I've been reminded of this fact twice now in the last half hour, as I'm sitting at McDonalds doing my work. First, when I went to order, they now want me to order and pay at a kiosk, rather than from an employee at the counter. It seems like a strange and non-social business decision. And then, later, when an employee was walking around making small-talk with the customers and seeing if he could assist them in any way, I found myself annoyed that he was interrupting my writing.

You got that, right?! I'm actually upset about having to talk with someone...while writing an article about needing to be more communal!
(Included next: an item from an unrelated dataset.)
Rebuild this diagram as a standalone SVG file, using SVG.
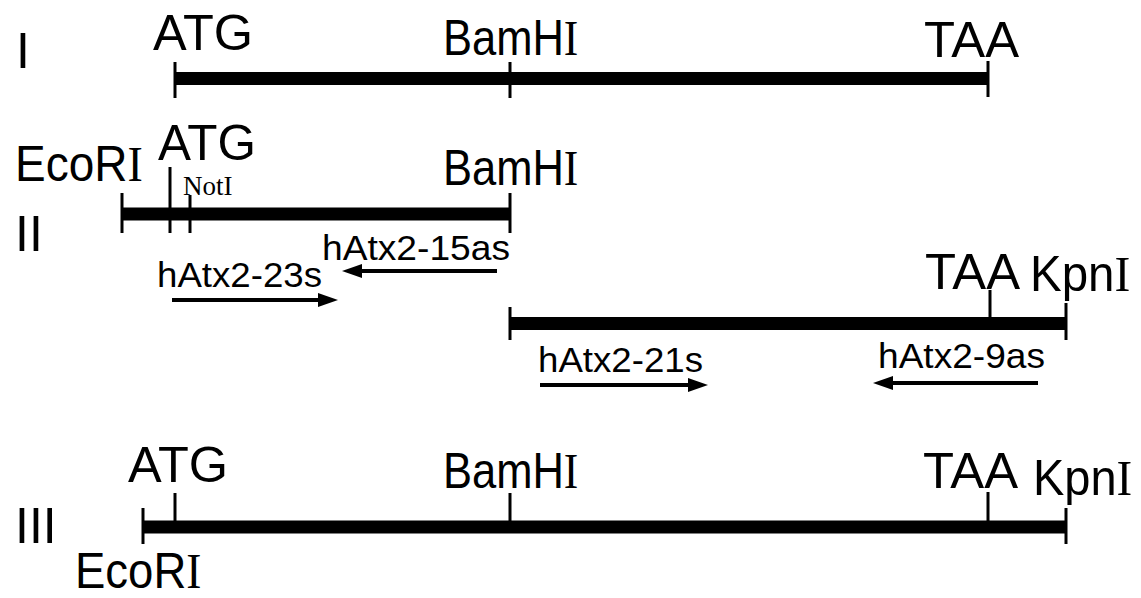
<svg xmlns="http://www.w3.org/2000/svg" width="1141" height="598" viewBox="0 0 1141 598">
<style>
.bar{stroke:#000;stroke-width:13;fill:none}
.tick{stroke:#000;stroke-width:3;fill:none}
.lbl{font-family:"Liberation Sans",Arial,sans-serif;font-size:50px;fill:#000}
.ser{font-family:"Liberation Serif","Times New Roman",serif}
.sm{font-family:"Liberation Serif","Times New Roman",serif;font-size:27px;fill:#000}
.pr{font-family:"Liberation Sans",Arial,sans-serif;font-size:35px;fill:#000}
.arr{stroke:#000;stroke-width:4;fill:none;marker-end:url(#ah)}
</style>
<defs>
<marker id="ah" markerUnits="userSpaceOnUse" markerWidth="20" markerHeight="14" refX="10" refY="7" orient="auto">
<path d="M0,0 L20,7 L0,14 z" fill="#000"/>
</marker>
</defs>
<rect width="1141" height="598" fill="#fff"/>
<g id="row1">
<line class="bar" x1="175" y1="78.5" x2="988" y2="78.5"/>
<line class="tick" x1="175" y1="62" x2="175" y2="98"/>
<line class="tick" x1="510" y1="62" x2="510" y2="98"/>
<line class="tick" x1="988" y1="61" x2="988" y2="97"/>
<text class="lbl" x="16" y="68">I</text>
<text class="lbl" x="153" y="50" textLength="100" lengthAdjust="spacingAndGlyphs">ATG</text>
<text class="lbl" transform="translate(443,55) scale(0.87,1)">BamH<tspan class="ser">I</tspan></text>
<text class="lbl" x="924" y="57" textLength="95" lengthAdjust="spacingAndGlyphs">TAA</text>
</g>
<g id="row2">
<line class="bar" x1="122" y1="214" x2="510" y2="214"/>
<line class="tick" x1="122" y1="193" x2="122" y2="233"/>
<line class="tick" x1="170" y1="167" x2="170" y2="233"/>
<line class="tick" x1="190" y1="195" x2="190" y2="233"/>
<line class="tick" x1="510" y1="193" x2="510" y2="233"/>
<text class="lbl" x="15" y="251">II</text>
<text class="lbl" transform="translate(15,181) scale(0.92,1)">EcoR<tspan class="ser">I</tspan></text>
<text class="lbl" x="158" y="160" textLength="98" lengthAdjust="spacingAndGlyphs">ATG</text>
<text class="sm" x="183" y="195">NotI</text>
<text class="lbl" transform="translate(443,185) scale(0.87,1)">BamH<tspan class="ser">I</tspan></text>
</g>
<g id="row2b">
<line class="bar" x1="510" y1="323.5" x2="1066" y2="323.5"/>
<line class="tick" x1="510" y1="307" x2="510" y2="340"/>
<line class="tick" x1="990" y1="290" x2="990" y2="323"/>
<line class="tick" x1="1066" y1="303" x2="1066" y2="340"/>
<text class="lbl" x="925" y="289" textLength="95" lengthAdjust="spacingAndGlyphs">TAA</text>
<text class="lbl" transform="translate(1030,291) scale(0.95,1)">Kpn<tspan class="ser">I</tspan></text>
</g>
<g id="row3">
<line class="bar" x1="143" y1="527" x2="1066" y2="527"/>
<line class="tick" x1="143" y1="508" x2="143" y2="544"/>
<line class="tick" x1="175" y1="493" x2="175" y2="527"/>
<line class="tick" x1="510" y1="493" x2="510" y2="527"/>
<line class="tick" x1="988" y1="492" x2="988" y2="527"/>
<line class="tick" x1="1066" y1="508" x2="1066" y2="544"/>
<text class="lbl" x="15" y="543">III</text>
<text class="lbl" x="128" y="482" textLength="100" lengthAdjust="spacingAndGlyphs">ATG</text>
<text class="lbl" transform="translate(443,488) scale(0.87,1)">BamH<tspan class="ser">I</tspan></text>
<text class="lbl" x="923" y="488" textLength="95" lengthAdjust="spacingAndGlyphs">TAA</text>
<text class="lbl" transform="translate(1033,495) scale(0.94,1)">Kpn<tspan class="ser">I</tspan></text>
<text class="lbl" transform="translate(75,588) scale(0.91,1)">EcoR<tspan class="ser">I</tspan></text>
</g>
<g id="primers">
<text class="pr" x="322" y="260" textLength="188" lengthAdjust="spacingAndGlyphs">hAtx2-15as</text>
<text class="pr" x="157" y="287" textLength="165" lengthAdjust="spacingAndGlyphs">hAtx2-23s</text>
<text class="pr" x="538" y="372" textLength="165" lengthAdjust="spacingAndGlyphs">hAtx2-21s</text>
<text class="pr" x="878" y="368" textLength="167" lengthAdjust="spacingAndGlyphs">hAtx2-9as</text>
</g>
<g id="connectors">
<line class="arr" x1="497" y1="271" x2="352" y2="271"/>
<line class="arr" x1="172" y1="300" x2="328" y2="300"/>
<line class="arr" x1="540" y1="385" x2="698" y2="385"/>
<line class="arr" x1="1038" y1="383" x2="883" y2="383"/>
</g>
</svg>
In our isolated and privatized world, the communal nature of Jesus and his church is incredibly counter-cultural. So, may we be willing to embrace the communal calling of Jesus--to actually know our neighbors in a way that we can show them love. May we be increasingly open and vulnerable with one another as we commit to sharing each other's loads and bearing each other's burdens. May our openness, honesty, and vulnerability with one another be a public testimony to a new way of being human--a way that embodies the counter-cultural way of Jesus.